TASK STATEMENT: Your task is to copy every line of the entries that contains "script".

EXTRACTED RECORDS:
--------------------------------

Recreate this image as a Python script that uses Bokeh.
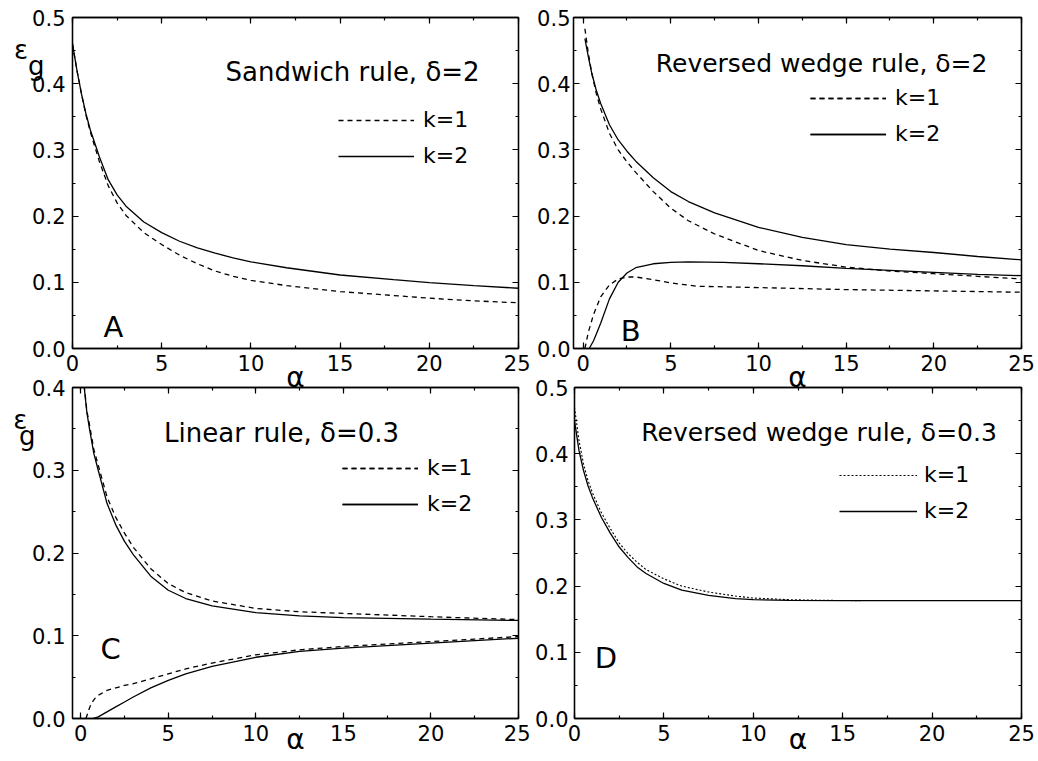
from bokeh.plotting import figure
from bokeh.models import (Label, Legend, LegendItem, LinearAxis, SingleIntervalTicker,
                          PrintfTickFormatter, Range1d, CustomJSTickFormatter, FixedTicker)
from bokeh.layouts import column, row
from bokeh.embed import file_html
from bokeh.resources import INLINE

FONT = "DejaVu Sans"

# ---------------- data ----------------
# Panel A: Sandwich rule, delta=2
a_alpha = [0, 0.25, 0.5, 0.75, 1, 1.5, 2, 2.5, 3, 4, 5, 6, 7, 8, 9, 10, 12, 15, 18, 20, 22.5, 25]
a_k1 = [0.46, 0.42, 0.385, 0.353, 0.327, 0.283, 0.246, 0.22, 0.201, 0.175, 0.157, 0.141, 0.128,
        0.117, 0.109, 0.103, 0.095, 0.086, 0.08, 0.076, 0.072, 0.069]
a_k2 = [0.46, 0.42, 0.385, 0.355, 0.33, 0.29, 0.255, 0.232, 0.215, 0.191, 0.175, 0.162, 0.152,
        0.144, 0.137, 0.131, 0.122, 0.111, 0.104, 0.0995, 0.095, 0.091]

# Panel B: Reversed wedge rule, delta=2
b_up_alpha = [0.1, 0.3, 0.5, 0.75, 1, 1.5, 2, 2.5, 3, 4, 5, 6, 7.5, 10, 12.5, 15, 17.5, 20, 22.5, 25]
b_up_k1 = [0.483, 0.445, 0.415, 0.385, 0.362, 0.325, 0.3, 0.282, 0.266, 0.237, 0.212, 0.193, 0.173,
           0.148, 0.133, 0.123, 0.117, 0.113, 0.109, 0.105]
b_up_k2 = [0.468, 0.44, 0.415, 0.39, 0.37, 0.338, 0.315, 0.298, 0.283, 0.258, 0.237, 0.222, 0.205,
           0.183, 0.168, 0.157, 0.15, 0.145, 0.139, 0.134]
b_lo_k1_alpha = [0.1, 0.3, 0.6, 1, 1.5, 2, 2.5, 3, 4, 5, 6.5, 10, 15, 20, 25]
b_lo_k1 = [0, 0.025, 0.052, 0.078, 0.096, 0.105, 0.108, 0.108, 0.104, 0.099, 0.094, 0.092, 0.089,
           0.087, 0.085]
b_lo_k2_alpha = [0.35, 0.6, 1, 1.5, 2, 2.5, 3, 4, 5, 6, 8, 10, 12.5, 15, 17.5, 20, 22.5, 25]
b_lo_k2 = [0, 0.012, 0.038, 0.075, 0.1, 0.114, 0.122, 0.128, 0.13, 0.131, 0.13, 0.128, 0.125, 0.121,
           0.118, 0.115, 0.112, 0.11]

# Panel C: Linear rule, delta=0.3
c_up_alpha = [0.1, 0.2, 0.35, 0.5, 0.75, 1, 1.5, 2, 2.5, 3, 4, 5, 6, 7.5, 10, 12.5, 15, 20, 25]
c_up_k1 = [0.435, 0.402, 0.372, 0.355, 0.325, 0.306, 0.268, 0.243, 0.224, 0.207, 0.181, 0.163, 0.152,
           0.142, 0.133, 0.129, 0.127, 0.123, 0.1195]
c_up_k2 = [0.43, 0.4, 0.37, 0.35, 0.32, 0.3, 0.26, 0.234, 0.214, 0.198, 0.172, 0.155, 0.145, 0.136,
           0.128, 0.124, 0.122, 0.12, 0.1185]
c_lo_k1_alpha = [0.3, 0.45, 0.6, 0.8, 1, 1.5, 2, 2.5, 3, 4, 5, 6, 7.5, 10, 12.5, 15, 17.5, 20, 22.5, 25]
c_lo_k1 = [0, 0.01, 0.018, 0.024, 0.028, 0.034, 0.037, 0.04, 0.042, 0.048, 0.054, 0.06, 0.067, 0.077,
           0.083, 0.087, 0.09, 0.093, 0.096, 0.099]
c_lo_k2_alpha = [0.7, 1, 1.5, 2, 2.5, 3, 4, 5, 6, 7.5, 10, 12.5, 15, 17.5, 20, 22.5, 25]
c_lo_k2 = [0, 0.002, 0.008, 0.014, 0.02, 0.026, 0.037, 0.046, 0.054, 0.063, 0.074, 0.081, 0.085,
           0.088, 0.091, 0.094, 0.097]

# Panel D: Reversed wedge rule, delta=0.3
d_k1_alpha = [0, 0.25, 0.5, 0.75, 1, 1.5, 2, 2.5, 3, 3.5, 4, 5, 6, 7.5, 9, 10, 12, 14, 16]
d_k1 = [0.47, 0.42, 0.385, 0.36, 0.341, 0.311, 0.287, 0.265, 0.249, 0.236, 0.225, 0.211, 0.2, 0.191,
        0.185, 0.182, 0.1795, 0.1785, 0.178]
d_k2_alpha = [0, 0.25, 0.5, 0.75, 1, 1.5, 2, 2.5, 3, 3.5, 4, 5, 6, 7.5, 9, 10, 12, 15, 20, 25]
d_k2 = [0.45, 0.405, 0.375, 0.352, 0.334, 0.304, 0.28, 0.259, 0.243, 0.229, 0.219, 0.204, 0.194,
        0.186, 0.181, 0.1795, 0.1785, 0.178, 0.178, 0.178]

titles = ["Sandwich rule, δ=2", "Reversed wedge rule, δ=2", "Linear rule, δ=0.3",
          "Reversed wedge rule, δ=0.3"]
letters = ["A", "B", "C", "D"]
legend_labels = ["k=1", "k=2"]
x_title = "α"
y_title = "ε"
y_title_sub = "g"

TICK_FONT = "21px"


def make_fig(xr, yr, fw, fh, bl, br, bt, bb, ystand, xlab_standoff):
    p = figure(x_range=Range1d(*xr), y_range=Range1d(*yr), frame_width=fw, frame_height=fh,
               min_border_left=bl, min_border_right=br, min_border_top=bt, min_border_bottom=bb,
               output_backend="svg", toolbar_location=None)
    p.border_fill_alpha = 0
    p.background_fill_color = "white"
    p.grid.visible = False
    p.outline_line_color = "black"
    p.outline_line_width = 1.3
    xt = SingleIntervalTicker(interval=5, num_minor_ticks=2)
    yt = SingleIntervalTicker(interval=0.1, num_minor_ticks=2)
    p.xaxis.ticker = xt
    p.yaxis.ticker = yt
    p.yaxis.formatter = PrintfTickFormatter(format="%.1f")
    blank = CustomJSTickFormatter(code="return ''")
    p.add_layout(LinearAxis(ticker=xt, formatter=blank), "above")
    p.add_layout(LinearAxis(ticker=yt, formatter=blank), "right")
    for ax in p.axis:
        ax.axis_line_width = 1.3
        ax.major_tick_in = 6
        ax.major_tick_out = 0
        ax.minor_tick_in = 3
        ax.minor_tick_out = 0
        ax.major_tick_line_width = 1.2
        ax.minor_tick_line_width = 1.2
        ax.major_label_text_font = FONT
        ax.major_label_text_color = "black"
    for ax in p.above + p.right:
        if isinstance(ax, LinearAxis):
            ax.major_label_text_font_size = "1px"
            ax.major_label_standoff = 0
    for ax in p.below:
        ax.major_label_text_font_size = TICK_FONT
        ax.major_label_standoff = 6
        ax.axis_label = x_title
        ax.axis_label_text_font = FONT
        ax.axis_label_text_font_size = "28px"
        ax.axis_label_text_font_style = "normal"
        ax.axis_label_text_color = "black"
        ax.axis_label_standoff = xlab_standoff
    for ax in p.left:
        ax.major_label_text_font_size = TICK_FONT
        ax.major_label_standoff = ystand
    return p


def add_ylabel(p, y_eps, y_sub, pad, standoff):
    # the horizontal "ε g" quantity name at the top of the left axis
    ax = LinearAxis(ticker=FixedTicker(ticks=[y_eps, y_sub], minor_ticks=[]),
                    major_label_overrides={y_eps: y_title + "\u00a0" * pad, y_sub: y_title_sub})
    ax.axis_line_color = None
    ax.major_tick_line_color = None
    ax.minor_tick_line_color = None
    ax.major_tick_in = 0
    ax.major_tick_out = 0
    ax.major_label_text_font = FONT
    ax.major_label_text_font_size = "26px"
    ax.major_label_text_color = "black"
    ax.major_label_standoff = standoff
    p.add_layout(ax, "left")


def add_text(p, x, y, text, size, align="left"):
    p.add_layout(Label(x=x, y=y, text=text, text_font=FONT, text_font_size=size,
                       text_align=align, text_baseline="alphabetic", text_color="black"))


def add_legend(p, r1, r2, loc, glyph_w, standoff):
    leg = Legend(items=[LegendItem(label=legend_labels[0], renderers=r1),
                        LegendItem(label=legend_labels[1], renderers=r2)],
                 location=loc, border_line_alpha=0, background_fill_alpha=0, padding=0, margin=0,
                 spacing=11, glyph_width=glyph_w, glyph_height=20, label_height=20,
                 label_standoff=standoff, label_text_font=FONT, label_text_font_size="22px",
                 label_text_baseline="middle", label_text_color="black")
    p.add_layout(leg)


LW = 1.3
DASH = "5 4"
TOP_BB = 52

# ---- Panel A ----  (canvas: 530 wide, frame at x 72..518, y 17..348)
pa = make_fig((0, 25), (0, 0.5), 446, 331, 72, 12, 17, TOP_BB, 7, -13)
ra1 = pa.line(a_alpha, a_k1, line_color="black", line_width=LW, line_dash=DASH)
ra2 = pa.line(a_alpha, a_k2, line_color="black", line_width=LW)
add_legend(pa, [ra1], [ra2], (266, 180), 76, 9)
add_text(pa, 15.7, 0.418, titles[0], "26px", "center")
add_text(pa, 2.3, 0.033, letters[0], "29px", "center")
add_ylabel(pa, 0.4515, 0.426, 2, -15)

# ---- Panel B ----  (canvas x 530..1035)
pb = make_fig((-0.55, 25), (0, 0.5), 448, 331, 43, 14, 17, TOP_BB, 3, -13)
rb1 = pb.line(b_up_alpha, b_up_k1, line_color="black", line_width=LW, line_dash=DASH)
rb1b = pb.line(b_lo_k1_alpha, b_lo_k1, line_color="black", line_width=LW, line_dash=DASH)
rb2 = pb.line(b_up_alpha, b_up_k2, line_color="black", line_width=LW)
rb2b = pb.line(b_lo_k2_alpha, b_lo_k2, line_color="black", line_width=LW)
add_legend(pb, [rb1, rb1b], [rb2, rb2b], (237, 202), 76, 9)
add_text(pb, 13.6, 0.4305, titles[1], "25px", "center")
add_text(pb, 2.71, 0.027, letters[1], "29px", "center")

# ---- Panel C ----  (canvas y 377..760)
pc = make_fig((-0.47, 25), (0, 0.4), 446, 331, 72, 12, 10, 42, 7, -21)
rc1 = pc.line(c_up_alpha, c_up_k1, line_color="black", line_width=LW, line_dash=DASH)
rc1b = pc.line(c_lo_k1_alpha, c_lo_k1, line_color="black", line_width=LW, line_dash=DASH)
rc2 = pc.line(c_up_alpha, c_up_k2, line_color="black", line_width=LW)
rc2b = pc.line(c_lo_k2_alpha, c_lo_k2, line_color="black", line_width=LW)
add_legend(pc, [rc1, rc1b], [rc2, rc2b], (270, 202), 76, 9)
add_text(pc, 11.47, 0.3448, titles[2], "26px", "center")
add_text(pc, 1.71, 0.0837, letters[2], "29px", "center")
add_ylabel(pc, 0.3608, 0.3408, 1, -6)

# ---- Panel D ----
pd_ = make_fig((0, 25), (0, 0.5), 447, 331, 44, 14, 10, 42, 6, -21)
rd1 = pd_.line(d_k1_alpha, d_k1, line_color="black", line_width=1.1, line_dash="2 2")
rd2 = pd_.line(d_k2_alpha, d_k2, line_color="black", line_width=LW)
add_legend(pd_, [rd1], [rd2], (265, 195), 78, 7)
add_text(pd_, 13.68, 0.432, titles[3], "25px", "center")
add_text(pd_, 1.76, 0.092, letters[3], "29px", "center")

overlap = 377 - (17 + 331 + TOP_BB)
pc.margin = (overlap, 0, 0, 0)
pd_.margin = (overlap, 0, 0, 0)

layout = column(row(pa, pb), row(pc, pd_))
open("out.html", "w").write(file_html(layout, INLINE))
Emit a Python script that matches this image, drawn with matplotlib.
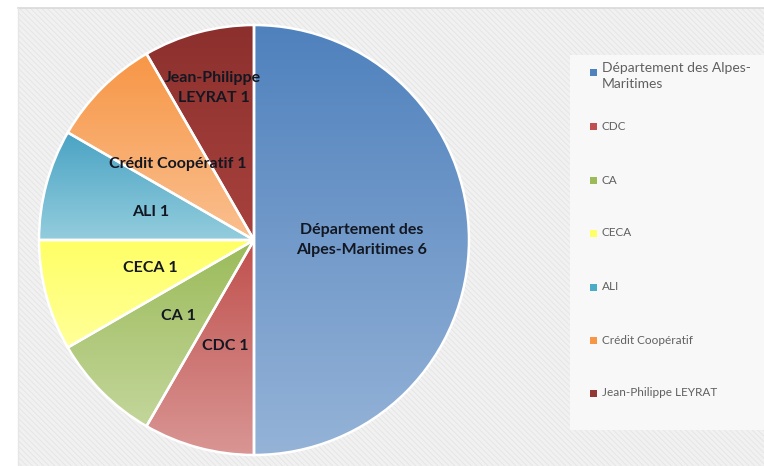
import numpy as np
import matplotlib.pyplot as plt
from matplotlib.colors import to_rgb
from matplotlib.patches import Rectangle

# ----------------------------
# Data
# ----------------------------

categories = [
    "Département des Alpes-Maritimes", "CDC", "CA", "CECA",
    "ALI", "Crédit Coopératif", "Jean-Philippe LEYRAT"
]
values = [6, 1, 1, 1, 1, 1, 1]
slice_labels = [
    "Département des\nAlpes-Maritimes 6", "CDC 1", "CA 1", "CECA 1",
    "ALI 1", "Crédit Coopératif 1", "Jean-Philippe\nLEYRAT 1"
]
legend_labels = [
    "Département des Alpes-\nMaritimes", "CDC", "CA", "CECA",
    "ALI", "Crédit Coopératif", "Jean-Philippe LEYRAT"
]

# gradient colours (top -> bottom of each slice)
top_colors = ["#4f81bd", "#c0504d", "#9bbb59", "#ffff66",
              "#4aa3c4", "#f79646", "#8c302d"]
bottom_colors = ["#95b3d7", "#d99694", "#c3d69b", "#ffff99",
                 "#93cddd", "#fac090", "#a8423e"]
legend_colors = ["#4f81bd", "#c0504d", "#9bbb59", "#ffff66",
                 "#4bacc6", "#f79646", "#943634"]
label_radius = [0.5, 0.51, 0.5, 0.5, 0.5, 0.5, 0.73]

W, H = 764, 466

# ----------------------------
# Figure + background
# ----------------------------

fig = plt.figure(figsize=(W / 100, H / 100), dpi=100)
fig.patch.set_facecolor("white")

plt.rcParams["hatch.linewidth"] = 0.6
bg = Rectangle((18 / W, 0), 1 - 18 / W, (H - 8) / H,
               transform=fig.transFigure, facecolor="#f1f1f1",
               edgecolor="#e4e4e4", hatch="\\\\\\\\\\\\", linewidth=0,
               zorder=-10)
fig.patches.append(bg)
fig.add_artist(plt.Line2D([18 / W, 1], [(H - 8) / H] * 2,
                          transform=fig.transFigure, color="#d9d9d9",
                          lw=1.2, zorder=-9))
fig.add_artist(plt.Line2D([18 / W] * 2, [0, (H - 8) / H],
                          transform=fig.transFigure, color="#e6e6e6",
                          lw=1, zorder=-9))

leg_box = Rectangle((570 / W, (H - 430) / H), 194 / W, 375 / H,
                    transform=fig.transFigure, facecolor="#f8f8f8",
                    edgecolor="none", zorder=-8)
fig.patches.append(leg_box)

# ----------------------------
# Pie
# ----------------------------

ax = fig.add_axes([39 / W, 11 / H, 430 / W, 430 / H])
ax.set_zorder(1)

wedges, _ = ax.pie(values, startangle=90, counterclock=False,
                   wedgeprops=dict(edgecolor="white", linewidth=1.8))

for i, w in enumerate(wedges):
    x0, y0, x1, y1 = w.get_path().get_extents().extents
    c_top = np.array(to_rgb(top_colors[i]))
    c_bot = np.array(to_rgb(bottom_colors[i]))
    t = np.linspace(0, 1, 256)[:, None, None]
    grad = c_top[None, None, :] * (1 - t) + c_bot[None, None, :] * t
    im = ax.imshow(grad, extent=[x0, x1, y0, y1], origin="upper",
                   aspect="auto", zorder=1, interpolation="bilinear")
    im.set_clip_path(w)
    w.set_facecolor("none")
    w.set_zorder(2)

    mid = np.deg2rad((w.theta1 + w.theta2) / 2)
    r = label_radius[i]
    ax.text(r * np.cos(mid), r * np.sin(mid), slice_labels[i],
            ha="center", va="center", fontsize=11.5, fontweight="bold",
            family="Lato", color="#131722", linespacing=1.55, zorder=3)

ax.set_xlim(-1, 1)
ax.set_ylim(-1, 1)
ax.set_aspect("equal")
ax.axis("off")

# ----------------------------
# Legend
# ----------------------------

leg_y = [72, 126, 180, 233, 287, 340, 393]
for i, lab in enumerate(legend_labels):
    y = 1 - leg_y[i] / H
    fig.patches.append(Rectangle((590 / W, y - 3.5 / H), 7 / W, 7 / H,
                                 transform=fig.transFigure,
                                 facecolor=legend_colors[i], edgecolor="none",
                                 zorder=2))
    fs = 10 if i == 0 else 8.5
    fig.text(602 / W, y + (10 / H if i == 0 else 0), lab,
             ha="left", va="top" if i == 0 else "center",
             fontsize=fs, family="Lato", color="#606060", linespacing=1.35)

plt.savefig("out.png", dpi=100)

--------------------------------

EXERCISE SOLUTION:
Recreate this image as a Python script that uses Bokeh.
Emit a Python script that matches this image, drawn with matplotlib.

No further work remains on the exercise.